───── Records for this task

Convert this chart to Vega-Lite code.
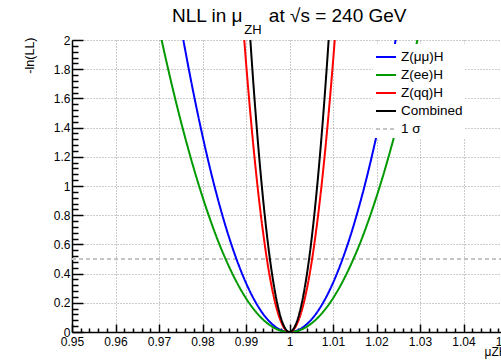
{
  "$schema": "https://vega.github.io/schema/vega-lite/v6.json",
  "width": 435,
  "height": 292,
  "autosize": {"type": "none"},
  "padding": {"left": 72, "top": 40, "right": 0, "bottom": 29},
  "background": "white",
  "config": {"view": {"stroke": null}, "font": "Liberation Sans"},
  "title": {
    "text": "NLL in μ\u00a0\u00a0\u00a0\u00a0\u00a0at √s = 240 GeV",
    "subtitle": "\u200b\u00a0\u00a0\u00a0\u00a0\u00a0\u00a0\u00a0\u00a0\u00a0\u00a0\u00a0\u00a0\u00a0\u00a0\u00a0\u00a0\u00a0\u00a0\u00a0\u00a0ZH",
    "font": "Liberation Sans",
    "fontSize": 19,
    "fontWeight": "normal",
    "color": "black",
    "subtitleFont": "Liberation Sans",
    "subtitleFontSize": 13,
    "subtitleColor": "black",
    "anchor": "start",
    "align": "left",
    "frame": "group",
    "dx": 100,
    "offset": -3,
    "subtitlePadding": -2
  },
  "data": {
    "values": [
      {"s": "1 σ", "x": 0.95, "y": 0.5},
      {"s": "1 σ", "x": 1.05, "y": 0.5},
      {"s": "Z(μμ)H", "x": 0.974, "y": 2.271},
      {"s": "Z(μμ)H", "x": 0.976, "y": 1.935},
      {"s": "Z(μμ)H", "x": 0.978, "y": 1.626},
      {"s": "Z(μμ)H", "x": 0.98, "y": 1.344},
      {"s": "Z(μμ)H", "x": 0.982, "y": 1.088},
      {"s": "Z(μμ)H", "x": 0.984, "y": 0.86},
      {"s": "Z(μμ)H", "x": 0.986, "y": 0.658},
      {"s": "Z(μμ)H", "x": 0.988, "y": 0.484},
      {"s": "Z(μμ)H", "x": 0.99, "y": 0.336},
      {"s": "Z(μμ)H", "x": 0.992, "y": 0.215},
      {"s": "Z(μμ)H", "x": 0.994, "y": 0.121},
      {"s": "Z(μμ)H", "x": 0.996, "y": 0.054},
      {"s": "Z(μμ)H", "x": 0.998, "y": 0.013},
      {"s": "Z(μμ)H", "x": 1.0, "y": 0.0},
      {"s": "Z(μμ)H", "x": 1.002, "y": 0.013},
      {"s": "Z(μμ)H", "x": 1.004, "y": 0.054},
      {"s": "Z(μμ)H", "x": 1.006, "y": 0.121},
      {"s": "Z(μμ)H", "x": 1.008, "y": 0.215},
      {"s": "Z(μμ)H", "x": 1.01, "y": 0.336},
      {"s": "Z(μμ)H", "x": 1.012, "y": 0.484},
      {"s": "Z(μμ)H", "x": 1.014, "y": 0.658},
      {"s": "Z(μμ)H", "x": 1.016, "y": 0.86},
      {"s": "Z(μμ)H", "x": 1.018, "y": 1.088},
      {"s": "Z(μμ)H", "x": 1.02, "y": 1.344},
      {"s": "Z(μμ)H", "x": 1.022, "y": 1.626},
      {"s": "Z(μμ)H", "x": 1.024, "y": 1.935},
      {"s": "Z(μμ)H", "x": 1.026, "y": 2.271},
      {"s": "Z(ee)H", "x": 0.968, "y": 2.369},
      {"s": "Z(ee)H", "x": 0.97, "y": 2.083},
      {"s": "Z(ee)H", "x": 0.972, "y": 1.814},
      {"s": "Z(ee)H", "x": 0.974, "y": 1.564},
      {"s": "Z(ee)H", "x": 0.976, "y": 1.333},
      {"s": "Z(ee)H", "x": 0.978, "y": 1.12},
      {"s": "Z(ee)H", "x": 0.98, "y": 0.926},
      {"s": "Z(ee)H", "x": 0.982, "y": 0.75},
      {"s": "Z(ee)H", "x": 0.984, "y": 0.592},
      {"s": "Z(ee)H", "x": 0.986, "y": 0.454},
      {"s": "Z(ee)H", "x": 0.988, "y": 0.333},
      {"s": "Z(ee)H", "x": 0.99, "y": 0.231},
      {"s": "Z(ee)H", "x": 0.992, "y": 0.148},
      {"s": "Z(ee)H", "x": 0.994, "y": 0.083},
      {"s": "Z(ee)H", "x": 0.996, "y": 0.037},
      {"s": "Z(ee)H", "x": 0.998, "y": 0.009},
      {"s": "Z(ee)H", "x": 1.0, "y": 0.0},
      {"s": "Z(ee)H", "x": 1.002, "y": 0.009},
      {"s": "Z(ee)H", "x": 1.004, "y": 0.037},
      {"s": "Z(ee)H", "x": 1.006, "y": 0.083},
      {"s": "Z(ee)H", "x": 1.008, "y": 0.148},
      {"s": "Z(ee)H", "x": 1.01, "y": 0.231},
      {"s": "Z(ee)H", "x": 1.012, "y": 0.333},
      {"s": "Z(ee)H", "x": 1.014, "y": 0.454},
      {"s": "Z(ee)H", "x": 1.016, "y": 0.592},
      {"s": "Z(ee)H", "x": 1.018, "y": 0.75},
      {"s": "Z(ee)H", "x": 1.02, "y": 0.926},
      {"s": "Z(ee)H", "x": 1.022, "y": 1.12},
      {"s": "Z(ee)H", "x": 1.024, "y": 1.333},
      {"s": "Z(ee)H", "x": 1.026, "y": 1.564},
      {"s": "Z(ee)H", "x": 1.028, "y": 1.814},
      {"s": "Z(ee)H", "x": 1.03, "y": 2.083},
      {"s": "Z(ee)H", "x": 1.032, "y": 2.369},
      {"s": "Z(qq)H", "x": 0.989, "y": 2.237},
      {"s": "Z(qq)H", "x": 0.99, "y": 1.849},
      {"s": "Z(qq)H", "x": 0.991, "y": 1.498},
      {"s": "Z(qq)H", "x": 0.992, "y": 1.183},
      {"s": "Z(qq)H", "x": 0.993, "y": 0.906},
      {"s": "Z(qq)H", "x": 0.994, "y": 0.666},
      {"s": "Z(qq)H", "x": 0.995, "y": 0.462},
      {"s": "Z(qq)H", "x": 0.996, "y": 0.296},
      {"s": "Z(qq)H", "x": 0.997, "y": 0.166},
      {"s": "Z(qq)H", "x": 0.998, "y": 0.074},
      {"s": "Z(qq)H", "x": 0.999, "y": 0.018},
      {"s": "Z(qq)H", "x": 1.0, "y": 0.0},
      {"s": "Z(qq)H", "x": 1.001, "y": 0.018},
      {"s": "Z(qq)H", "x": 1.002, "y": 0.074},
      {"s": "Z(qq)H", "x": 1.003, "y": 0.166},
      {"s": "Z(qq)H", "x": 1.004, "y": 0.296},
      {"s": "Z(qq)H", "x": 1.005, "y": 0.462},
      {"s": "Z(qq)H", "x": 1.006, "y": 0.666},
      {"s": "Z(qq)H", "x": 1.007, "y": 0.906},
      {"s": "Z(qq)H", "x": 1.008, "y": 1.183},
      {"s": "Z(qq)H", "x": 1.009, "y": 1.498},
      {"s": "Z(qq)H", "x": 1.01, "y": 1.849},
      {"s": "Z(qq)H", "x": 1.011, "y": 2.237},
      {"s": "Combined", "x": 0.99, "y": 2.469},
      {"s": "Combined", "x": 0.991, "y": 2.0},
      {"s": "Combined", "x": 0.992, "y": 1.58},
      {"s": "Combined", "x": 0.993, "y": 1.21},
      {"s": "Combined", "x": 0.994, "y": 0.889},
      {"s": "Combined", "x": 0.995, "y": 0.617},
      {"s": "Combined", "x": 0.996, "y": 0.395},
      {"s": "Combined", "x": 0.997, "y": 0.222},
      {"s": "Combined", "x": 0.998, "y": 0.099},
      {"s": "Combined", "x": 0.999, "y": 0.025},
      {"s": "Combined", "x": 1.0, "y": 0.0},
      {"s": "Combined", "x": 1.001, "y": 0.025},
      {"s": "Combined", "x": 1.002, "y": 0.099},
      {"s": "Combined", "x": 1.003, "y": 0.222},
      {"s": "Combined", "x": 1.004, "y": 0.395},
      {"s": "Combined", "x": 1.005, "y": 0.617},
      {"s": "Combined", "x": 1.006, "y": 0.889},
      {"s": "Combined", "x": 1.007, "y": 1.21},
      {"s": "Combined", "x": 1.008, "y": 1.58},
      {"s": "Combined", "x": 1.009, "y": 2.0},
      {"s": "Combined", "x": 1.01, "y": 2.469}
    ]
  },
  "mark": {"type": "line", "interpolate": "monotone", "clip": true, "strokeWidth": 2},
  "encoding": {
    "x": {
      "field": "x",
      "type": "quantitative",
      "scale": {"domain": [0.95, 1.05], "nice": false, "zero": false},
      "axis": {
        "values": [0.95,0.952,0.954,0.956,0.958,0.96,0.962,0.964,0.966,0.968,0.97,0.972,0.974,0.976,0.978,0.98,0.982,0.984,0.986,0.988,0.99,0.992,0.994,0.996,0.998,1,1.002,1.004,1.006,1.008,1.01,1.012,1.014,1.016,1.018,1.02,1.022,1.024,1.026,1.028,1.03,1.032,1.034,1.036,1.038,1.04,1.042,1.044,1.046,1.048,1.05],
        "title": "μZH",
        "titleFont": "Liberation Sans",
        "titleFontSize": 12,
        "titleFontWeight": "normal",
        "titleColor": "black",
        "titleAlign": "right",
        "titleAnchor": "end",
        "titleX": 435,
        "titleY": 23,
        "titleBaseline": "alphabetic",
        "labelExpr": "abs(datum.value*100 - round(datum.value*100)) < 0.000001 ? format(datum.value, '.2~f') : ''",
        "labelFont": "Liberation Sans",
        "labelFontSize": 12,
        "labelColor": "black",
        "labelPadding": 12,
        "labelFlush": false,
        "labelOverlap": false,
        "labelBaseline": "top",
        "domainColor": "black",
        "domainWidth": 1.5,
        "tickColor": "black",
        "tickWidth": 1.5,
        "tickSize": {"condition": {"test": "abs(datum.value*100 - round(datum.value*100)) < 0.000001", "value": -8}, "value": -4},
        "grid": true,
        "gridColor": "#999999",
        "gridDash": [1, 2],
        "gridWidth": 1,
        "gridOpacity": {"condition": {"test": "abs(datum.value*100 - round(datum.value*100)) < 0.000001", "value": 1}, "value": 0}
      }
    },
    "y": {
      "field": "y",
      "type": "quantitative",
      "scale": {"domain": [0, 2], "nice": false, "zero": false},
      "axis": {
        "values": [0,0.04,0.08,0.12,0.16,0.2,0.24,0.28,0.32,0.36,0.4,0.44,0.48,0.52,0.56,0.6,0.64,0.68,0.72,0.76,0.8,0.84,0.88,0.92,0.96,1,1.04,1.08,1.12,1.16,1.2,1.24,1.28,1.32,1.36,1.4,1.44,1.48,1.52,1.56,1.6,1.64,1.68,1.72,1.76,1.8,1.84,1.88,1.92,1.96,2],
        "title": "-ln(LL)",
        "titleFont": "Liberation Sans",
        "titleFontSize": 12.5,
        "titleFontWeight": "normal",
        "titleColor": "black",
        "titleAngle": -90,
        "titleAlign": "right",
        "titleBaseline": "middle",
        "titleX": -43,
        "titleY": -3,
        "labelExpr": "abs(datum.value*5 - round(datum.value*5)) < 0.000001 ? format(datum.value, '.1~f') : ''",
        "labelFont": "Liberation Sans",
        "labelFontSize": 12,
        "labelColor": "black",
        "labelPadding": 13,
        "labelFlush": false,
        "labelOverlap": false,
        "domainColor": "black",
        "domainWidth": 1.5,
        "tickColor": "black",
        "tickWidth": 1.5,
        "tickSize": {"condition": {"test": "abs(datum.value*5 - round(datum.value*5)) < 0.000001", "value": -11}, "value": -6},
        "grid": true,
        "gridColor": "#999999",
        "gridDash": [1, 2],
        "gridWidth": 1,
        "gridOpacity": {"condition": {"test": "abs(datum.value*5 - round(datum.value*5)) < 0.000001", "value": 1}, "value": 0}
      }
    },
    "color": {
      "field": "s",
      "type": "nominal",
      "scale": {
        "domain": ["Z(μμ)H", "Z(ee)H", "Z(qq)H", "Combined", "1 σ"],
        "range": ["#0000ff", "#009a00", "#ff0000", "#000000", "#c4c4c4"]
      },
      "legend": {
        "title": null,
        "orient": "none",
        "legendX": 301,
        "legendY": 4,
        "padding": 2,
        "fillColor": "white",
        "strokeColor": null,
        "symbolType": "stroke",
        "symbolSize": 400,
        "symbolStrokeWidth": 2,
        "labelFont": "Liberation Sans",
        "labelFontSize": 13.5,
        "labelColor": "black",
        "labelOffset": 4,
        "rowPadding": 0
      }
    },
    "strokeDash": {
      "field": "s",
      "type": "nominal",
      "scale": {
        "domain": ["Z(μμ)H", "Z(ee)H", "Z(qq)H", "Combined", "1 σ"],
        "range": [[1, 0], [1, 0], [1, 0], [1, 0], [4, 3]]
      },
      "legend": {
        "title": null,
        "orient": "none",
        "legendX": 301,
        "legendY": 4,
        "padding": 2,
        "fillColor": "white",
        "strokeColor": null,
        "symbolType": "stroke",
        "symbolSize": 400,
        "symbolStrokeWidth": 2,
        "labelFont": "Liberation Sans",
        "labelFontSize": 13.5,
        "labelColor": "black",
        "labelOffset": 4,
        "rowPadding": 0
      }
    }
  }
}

──────────
───── Records for this task

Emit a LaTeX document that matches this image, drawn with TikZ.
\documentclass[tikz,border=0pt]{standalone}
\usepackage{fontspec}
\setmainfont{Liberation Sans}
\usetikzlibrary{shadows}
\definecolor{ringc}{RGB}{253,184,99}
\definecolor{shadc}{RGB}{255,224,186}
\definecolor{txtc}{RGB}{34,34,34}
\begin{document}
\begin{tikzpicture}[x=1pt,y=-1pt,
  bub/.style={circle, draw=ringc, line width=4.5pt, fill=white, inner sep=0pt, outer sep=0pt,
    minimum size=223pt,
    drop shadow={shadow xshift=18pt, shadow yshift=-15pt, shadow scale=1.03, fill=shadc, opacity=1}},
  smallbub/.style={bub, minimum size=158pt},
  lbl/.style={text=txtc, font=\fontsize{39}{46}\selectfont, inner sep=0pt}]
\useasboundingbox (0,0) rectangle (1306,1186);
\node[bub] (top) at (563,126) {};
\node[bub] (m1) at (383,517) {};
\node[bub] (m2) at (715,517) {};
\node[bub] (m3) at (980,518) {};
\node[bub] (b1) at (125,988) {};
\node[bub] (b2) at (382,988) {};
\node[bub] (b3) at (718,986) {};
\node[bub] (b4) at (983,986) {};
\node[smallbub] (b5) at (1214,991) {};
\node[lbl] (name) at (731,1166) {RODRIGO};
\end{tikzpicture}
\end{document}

──────────
───── Records for this task

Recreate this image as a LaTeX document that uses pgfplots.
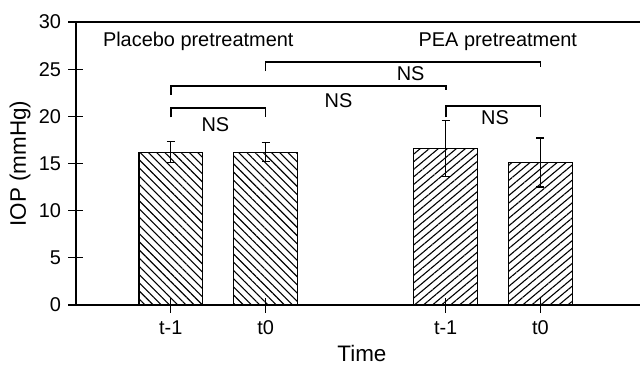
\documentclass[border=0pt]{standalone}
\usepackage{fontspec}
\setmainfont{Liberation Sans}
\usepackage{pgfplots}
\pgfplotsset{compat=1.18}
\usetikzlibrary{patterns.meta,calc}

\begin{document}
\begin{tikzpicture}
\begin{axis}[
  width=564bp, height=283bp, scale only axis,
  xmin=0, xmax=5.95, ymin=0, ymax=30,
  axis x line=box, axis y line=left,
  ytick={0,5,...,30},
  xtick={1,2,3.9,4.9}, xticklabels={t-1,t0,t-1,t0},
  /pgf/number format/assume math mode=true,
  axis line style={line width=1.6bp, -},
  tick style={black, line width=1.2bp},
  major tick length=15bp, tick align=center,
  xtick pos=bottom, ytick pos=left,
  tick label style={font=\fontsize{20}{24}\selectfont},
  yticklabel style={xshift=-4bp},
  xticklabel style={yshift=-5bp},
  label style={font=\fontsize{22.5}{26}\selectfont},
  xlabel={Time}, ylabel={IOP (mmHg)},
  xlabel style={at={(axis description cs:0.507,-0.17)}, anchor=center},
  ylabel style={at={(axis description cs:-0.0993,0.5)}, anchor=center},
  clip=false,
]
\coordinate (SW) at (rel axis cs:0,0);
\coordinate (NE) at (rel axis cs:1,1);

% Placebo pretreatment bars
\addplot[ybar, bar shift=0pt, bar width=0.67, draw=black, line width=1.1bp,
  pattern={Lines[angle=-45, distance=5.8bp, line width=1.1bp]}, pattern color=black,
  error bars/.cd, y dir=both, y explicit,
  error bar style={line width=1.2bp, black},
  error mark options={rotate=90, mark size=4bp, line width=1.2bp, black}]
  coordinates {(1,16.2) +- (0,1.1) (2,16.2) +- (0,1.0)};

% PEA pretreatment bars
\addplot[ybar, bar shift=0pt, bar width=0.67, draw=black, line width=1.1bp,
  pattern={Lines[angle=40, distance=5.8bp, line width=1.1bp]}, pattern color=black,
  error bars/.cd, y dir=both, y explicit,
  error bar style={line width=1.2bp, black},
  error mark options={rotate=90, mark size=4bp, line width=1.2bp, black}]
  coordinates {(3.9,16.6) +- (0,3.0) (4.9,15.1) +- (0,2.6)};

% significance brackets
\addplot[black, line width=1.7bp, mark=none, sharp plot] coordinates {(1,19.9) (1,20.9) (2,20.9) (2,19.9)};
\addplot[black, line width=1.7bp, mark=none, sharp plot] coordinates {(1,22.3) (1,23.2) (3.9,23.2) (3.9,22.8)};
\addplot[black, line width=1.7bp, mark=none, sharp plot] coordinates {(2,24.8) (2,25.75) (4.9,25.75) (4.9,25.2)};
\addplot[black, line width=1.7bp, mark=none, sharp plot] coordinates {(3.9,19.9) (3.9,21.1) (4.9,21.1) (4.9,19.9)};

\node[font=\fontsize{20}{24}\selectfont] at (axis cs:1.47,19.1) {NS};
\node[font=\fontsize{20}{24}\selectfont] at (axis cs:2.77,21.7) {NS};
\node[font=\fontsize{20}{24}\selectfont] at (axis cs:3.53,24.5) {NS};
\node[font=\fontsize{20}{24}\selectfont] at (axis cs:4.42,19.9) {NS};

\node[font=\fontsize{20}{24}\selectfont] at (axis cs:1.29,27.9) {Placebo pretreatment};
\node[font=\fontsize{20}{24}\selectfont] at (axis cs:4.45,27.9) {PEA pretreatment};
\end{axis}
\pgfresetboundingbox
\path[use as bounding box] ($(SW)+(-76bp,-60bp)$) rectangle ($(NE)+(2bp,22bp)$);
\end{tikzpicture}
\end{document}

──────────

▸ **What you will do**
From the listing above, copy every line that holds the string "LaTeX".

▸ **Final result**
Emit a LaTeX document that matches this image, drawn with TikZ.
Recreate this image as a LaTeX document that uses pgfplots.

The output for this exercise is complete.